Whenever I use the cash point at the local Sainsburys I am haunted by the ghost of a horrible incident from last year. Bit of a queue. An old lady fumbling a bit with her card and the buttons and a very aggressive woman started shouting at her to get a move on or get out of the way. Everyone just looked – the way people do – while the woman looked around for approval because she was obviously doing us all a favour by harassing this inconvenient woman out of our way. So when her eye contact landed on me I told her to leave the old lady alone and have a bit of respect and care for the elderly. Quite reasonable I thought. A volley of abuse ensued. The word W*****r prominent as she stated her firm belief that the future belonged to her. This put the old lady off her stroke even more and she went off shocked and grumbling, despite some encouragement from me to stick her ground and take her time. The upsetting thing about incidents like this is always the way that people just stand and look and allow bullying to take place, even if they disapprove.

At the bus stop opposite the Magistrates Court on Sunday, a small team of young Eastern European men; clean cut, wearing (non matching) neat clothes and shoes, stand and have earnest conversations while carrying enormous black bibles zipped up in leather covers like filofaxes of the latter day saints.

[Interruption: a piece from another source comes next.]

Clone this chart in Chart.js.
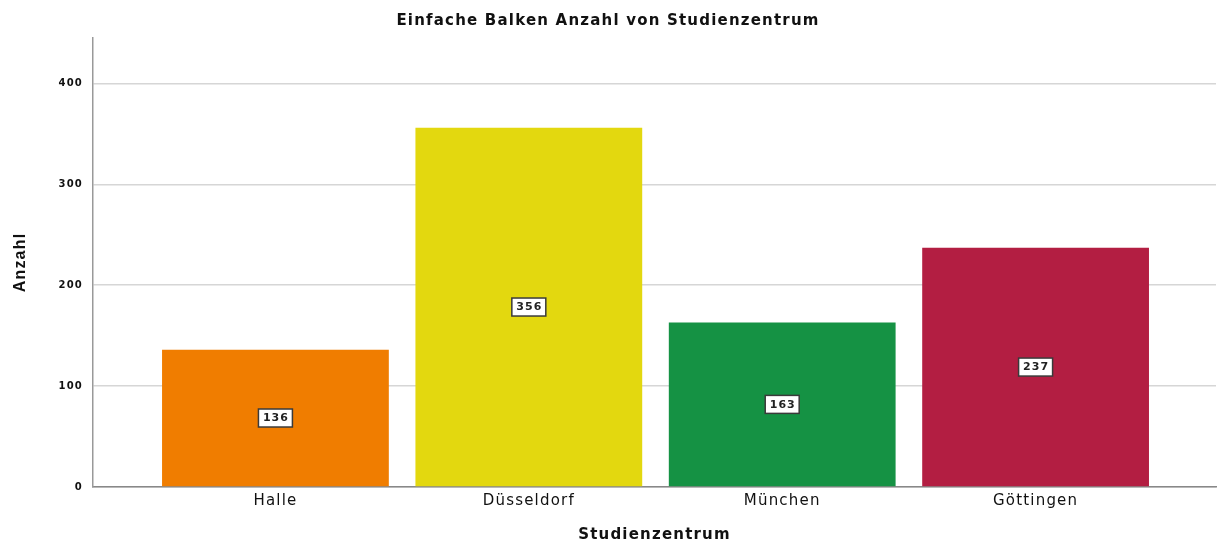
<!DOCTYPE html>
<html>
<head>
<meta charset="utf-8">
<script src="https://cdn.jsdelivr.net/npm/chart.js@4.4.1/dist/chart.umd.min.js"></script>
<style>
  html, body { margin: 0; padding: 0; background: #fff; }
  #wrap { width: 1217px; height: 544px; position: relative; }
</style>
</head>
<body>
<div id="wrap"><canvas id="barChart"></canvas></div>
<script>
// Data
const centres = ['Halle', 'Düsseldorf', 'München', 'Göttingen'];
const counts = [136, 356, 163, 237];
const barColours = ['#f07d00', '#e3d80f', '#159244', '#b31e42'];
const yTicks = [0, 100, 200, 300, 400];

// Draws the white value boxes in the middle of each bar
const valueBoxes = {
    id: 'valueBoxes',
    afterDatasetsDraw(chart) {
        const ctx = chart.ctx;
        const meta = chart.getDatasetMeta(0);
        ctx.save();
        ctx.font = 'bold 11px "DejaVu Sans"';
        ctx.letterSpacing = '1px';
        ctx.textAlign = 'center';
        ctx.textBaseline = 'middle';
        meta.data.forEach((bar, i) => {
            const { x, y, base } = bar.getProps(['x', 'y', 'base'], true);
            const cy = (y + base) / 2;
            const text = String(counts[i]);
            const w = ctx.measureText(text).width + 8;
            const h = 18;
            ctx.fillStyle = '#ffffff';
            ctx.fillRect(x - w / 2, cy - h / 2, w, h);
            ctx.strokeStyle = '#3a3a3a';
            ctx.lineWidth = 1.5;
            ctx.strokeRect(x - w / 2, cy - h / 2, w, h);
            ctx.fillStyle = '#222';
            ctx.fillText(text, x + 0.5, cy + 0.5);
        });
        ctx.restore();
    }
};

// Wider text spacing for all the chart's labels
const spacing = {
    id: 'spacing',
    beforeDraw(chart) {
        chart.ctx.letterSpacing = '1.2px';
    }
};

const ctx = document.getElementById('barChart').getContext('2d');

new Chart(ctx, {
    type: 'bar',
    data: {
        datasets: [{
            data: counts.map((v, i) => ({ x: i, y: v })),
            backgroundColor: barColours,
            borderWidth: 0,
            categoryPercentage: 1,
            barPercentage: 0.895
        }]
    },
    options: {
        responsive: true,
        maintainAspectRatio: false,
        animation: false,
        layout: {
            padding: { left: 0, right: 1, top: 0, bottom: 0 }
        },
        plugins: {
            legend: { display: false },
            tooltip: { enabled: false },
            title: {
                display: true,
                text: 'Einfache Balken Anzahl von Studienzentrum',
                color: '#111',
                font: { family: '"DejaVu Sans"', size: 15, weight: 'bold' },
                padding: { top: 12, bottom: 8 }
            }
        },
        scales: {
            x: {
                type: 'linear',
                offset: false,
                min: -0.72,
                max: 3.712,
                afterBuildTicks: scale => {
                    scale.ticks = centres.map((_, i) => ({ value: i }));
                },
                afterFit: scale => {
                    scale.height = 57;
                },
                ticks: {
                    callback: value => centres[value],
                    color: '#111',
                    padding: 5,
                    font: { family: '"DejaVu Sans"', size: 15 }
                },
                grid: { display: false, drawTicks: false },
                border: { display: true, color: '#888', width: 1.5 },
                title: {
                    display: true,
                    text: 'Studienzentrum',
                    color: '#111',
                    font: { family: '"DejaVu Sans"', size: 15, weight: 'bold' },
                    padding: { top: 0, bottom: 0 }
                }
            },
            y: {
                min: 0,
                max: 445,
                afterBuildTicks: scale => {
                    scale.ticks = yTicks.map(v => ({ value: v }));
                },
                afterFit: scale => {
                    scale.width = 93;
                },
                ticks: {
                    color: '#111',
                    padding: 10,
                    font: { family: '"DejaVu Sans"', size: 10, weight: 'bold' }
                },
                grid: {
                    color: '#d6d6d6',
                    lineWidth: 1.5,
                    drawTicks: false
                },
                border: { display: true, color: '#999', width: 1.5 },
                title: {
                    display: true,
                    text: 'Anzahl',
                    color: '#111',
                    font: { family: '"Liberation Sans Narrow", "Liberation Sans"', size: 16, weight: 'bold' },
                    padding: { top: 11, bottom: 0 }
                }
            }
        }
    },
    plugins: [spacing, valueBoxes]
});
</script>
</body>
</html>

Phrases that gain a little too much in the translation dept. In VBs off Kingsbury Circle – an Asian Cash and Carry that has settled in an old garage, with the feel of a barely refurbished factory where you can buy hundredweights of rice or flour, jaggery in jute sacks, gallons of mango juice, industrial quantities of ghee in huge tins and every spice known to man and then some – and I’m looking for Kashmiri chilies. Time was that my social anxiety was such that I would wander around for hours looking rather than actually ask someone. Its odd that I can stand up in front of quite large meetings full of people I don’t know and make a speech, but asking a worker in a shop if they have some produce has always been a struggle. Reflecting on how daft this is, I take a deep breath and ask the woman stacking bags of lentils if they have Kashmiri chilies. “They are in the bottom,” she says; which sounds a bit painful to me.